** Start of MATERIAL PROVIDED **
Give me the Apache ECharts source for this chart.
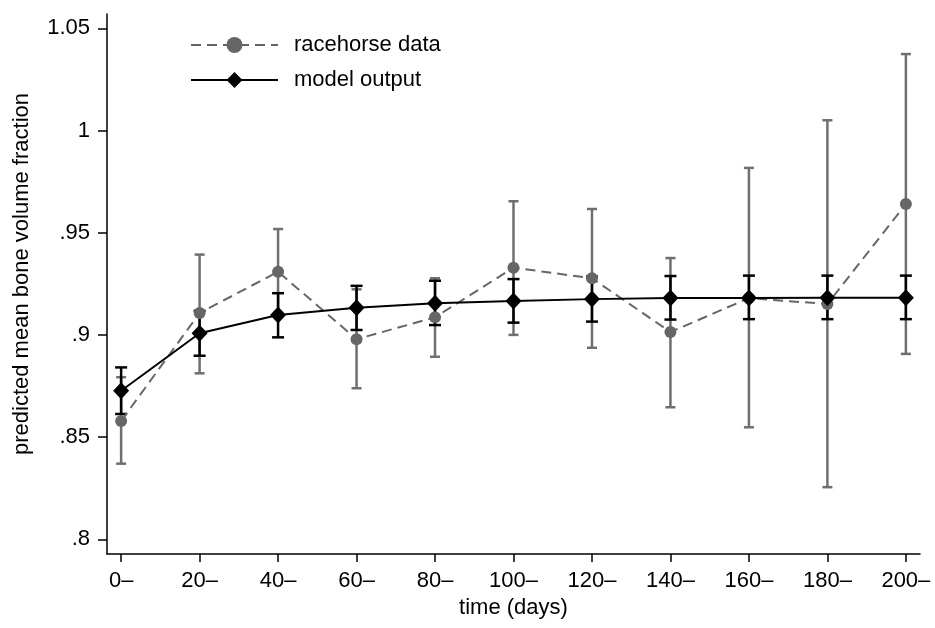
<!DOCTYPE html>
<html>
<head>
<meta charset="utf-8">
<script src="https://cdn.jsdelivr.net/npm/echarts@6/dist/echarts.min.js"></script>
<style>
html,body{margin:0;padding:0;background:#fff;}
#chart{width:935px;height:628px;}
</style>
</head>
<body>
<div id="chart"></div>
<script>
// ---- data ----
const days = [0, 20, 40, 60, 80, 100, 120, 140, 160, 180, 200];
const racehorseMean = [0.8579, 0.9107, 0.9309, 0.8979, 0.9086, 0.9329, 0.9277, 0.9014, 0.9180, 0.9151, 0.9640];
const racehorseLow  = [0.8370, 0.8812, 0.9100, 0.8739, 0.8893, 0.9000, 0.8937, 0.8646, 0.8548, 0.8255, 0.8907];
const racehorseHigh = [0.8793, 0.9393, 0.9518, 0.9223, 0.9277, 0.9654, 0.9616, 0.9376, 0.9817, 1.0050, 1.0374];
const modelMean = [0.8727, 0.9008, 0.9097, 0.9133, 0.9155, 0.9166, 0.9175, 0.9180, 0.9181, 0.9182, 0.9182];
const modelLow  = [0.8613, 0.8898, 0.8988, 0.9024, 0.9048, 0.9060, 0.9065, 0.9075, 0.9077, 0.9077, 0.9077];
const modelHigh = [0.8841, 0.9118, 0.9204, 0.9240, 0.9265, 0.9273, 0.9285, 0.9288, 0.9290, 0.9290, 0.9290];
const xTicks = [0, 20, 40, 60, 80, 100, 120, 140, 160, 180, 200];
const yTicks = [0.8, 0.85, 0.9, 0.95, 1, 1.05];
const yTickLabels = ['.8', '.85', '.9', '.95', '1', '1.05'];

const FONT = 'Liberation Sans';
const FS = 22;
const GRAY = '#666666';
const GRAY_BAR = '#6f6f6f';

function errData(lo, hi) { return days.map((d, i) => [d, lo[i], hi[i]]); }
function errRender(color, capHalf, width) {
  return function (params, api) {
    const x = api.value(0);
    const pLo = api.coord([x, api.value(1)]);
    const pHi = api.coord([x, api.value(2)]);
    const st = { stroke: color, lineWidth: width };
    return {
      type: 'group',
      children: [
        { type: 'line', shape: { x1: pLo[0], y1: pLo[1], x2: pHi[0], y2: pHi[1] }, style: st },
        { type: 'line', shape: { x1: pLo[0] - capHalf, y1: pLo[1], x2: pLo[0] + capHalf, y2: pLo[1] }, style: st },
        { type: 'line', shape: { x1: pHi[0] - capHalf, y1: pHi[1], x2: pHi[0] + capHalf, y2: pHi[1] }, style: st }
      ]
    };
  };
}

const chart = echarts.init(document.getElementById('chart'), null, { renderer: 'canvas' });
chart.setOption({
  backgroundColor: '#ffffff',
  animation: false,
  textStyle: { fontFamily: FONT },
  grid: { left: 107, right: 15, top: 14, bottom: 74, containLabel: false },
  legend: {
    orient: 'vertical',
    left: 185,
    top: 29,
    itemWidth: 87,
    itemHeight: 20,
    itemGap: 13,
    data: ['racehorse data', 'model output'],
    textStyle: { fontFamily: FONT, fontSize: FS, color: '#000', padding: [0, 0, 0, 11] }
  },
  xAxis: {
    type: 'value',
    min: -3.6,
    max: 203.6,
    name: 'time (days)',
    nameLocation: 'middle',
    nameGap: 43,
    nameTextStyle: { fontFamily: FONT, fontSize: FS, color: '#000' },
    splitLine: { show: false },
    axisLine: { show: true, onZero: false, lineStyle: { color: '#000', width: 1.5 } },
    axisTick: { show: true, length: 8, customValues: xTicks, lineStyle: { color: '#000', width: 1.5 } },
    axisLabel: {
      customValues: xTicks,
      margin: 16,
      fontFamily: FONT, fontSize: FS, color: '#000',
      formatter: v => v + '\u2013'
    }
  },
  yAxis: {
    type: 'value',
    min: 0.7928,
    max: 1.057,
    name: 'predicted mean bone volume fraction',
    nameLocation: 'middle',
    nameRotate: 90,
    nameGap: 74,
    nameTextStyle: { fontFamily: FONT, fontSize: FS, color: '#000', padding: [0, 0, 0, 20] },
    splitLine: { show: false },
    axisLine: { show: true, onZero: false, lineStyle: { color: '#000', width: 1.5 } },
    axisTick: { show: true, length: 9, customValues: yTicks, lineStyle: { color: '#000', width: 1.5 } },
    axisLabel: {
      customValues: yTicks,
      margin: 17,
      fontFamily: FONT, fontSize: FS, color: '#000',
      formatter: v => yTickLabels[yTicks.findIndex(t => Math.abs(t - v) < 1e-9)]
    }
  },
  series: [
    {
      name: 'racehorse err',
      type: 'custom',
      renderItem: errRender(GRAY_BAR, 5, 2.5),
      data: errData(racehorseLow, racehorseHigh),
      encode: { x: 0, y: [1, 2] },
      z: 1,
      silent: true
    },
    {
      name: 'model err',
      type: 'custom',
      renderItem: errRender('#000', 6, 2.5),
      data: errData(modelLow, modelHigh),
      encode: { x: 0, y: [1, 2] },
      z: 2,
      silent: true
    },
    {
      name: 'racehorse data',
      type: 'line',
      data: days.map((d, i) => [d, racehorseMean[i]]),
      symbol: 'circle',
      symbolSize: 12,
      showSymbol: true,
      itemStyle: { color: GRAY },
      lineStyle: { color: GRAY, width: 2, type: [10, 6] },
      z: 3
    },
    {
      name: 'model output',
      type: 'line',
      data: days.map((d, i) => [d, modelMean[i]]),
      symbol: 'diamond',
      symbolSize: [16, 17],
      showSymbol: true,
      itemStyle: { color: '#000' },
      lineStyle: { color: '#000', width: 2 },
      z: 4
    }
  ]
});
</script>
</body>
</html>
** End of MATERIAL PROVIDED **
▶ **SET TASK**
Please write out all of the material above without changing a word, and omit any pictures.

▶ **THE RESPONSE**
Give me the Apache ECharts source for this chart.
<!DOCTYPE html>
<html>
<head>
<meta charset="utf-8">
<script src="https://cdn.jsdelivr.net/npm/echarts@6/dist/echarts.min.js"></script>
<style>
html,body{margin:0;padding:0;background:#fff;}
#chart{width:935px;height:628px;}
</style>
</head>
<body>
<div id="chart"></div>
<script>
// ---- data ----
const days = [0, 20, 40, 60, 80, 100, 120, 140, 160, 180, 200];
const racehorseMean = [0.8579, 0.9107, 0.9309, 0.8979, 0.9086, 0.9329, 0.9277, 0.9014, 0.9180, 0.9151, 0.9640];
const racehorseLow  = [0.8370, 0.8812, 0.9100, 0.8739, 0.8893, 0.9000, 0.8937, 0.8646, 0.8548, 0.8255, 0.8907];
const racehorseHigh = [0.8793, 0.9393, 0.9518, 0.9223, 0.9277, 0.9654, 0.9616, 0.9376, 0.9817, 1.0050, 1.0374];
const modelMean = [0.8727, 0.9008, 0.9097, 0.9133, 0.9155, 0.9166, 0.9175, 0.9180, 0.9181, 0.9182, 0.9182];
const modelLow  = [0.8613, 0.8898, 0.8988, 0.9024, 0.9048, 0.9060, 0.9065, 0.9075, 0.9077, 0.9077, 0.9077];
const modelHigh = [0.8841, 0.9118, 0.9204, 0.9240, 0.9265, 0.9273, 0.9285, 0.9288, 0.9290, 0.9290, 0.9290];
const xTicks = [0, 20, 40, 60, 80, 100, 120, 140, 160, 180, 200];
const yTicks = [0.8, 0.85, 0.9, 0.95, 1, 1.05];
const yTickLabels = ['.8', '.85', '.9', '.95', '1', '1.05'];

const FONT = 'Liberation Sans';
const FS = 22;
const GRAY = '#666666';
const GRAY_BAR = '#6f6f6f';

function errData(lo, hi) { return days.map((d, i) => [d, lo[i], hi[i]]); }
function errRender(color, capHalf, width) {
  return function (params, api) {
    const x = api.value(0);
    const pLo = api.coord([x, api.value(1)]);
    const pHi = api.coord([x, api.value(2)]);
    const st = { stroke: color, lineWidth: width };
    return {
      type: 'group',
      children: [
        { type: 'line', shape: { x1: pLo[0], y1: pLo[1], x2: pHi[0], y2: pHi[1] }, style: st },
        { type: 'line', shape: { x1: pLo[0] - capHalf, y1: pLo[1], x2: pLo[0] + capHalf, y2: pLo[1] }, style: st },
        { type: 'line', shape: { x1: pHi[0] - capHalf, y1: pHi[1], x2: pHi[0] + capHalf, y2: pHi[1] }, style: st }
      ]
    };
  };
}

const chart = echarts.init(document.getElementById('chart'), null, { renderer: 'canvas' });
chart.setOption({
  backgroundColor: '#ffffff',
  animation: false,
  textStyle: { fontFamily: FONT },
  grid: { left: 107, right: 15, top: 14, bottom: 74, containLabel: false },
  legend: {
    orient: 'vertical',
    left: 185,
    top: 29,
    itemWidth: 87,
    itemHeight: 20,
    itemGap: 13,
    data: ['racehorse data', 'model output'],
    textStyle: { fontFamily: FONT, fontSize: FS, color: '#000', padding: [0, 0, 0, 11] }
  },
  xAxis: {
    type: 'value',
    min: -3.6,
    max: 203.6,
    name: 'time (days)',
    nameLocation: 'middle',
    nameGap: 43,
    nameTextStyle: { fontFamily: FONT, fontSize: FS, color: '#000' },
    splitLine: { show: false },
    axisLine: { show: true, onZero: false, lineStyle: { color: '#000', width: 1.5 } },
    axisTick: { show: true, length: 8, customValues: xTicks, lineStyle: { color: '#000', width: 1.5 } },
    axisLabel: {
      customValues: xTicks,
      margin: 16,
      fontFamily: FONT, fontSize: FS, color: '#000',
      formatter: v => v + '\u2013'
    }
  },
  yAxis: {
    type: 'value',
    min: 0.7928,
    max: 1.057,
    name: 'predicted mean bone volume fraction',
    nameLocation: 'middle',
    nameRotate: 90,
    nameGap: 74,
    nameTextStyle: { fontFamily: FONT, fontSize: FS, color: '#000', padding: [0, 0, 0, 20] },
    splitLine: { show: false },
    axisLine: { show: true, onZero: false, lineStyle: { color: '#000', width: 1.5 } },
    axisTick: { show: true, length: 9, customValues: yTicks, lineStyle: { color: '#000', width: 1.5 } },
    axisLabel: {
      customValues: yTicks,
      margin: 17,
      fontFamily: FONT, fontSize: FS, color: '#000',
      formatter: v => yTickLabels[yTicks.findIndex(t => Math.abs(t - v) < 1e-9)]
    }
  },
  series: [
    {
      name: 'racehorse err',
      type: 'custom',
      renderItem: errRender(GRAY_BAR, 5, 2.5),
      data: errData(racehorseLow, racehorseHigh),
      encode: { x: 0, y: [1, 2] },
      z: 1,
      silent: true
    },
    {
      name: 'model err',
      type: 'custom',
      renderItem: errRender('#000', 6, 2.5),
      data: errData(modelLow, modelHigh),
      encode: { x: 0, y: [1, 2] },
      z: 2,
      silent: true
    },
    {
      name: 'racehorse data',
      type: 'line',
      data: days.map((d, i) => [d, racehorseMean[i]]),
      symbol: 'circle',
      symbolSize: 12,
      showSymbol: true,
      itemStyle: { color: GRAY },
      lineStyle: { color: GRAY, width: 2, type: [10, 6] },
      z: 3
    },
    {
      name: 'model output',
      type: 'line',
      data: days.map((d, i) => [d, modelMean[i]]),
      symbol: 'diamond',
      symbolSize: [16, 17],
      showSymbol: true,
      itemStyle: { color: '#000' },
      lineStyle: { color: '#000', width: 2 },
      z: 4
    }
  ]
});
</script>
</body>
</html>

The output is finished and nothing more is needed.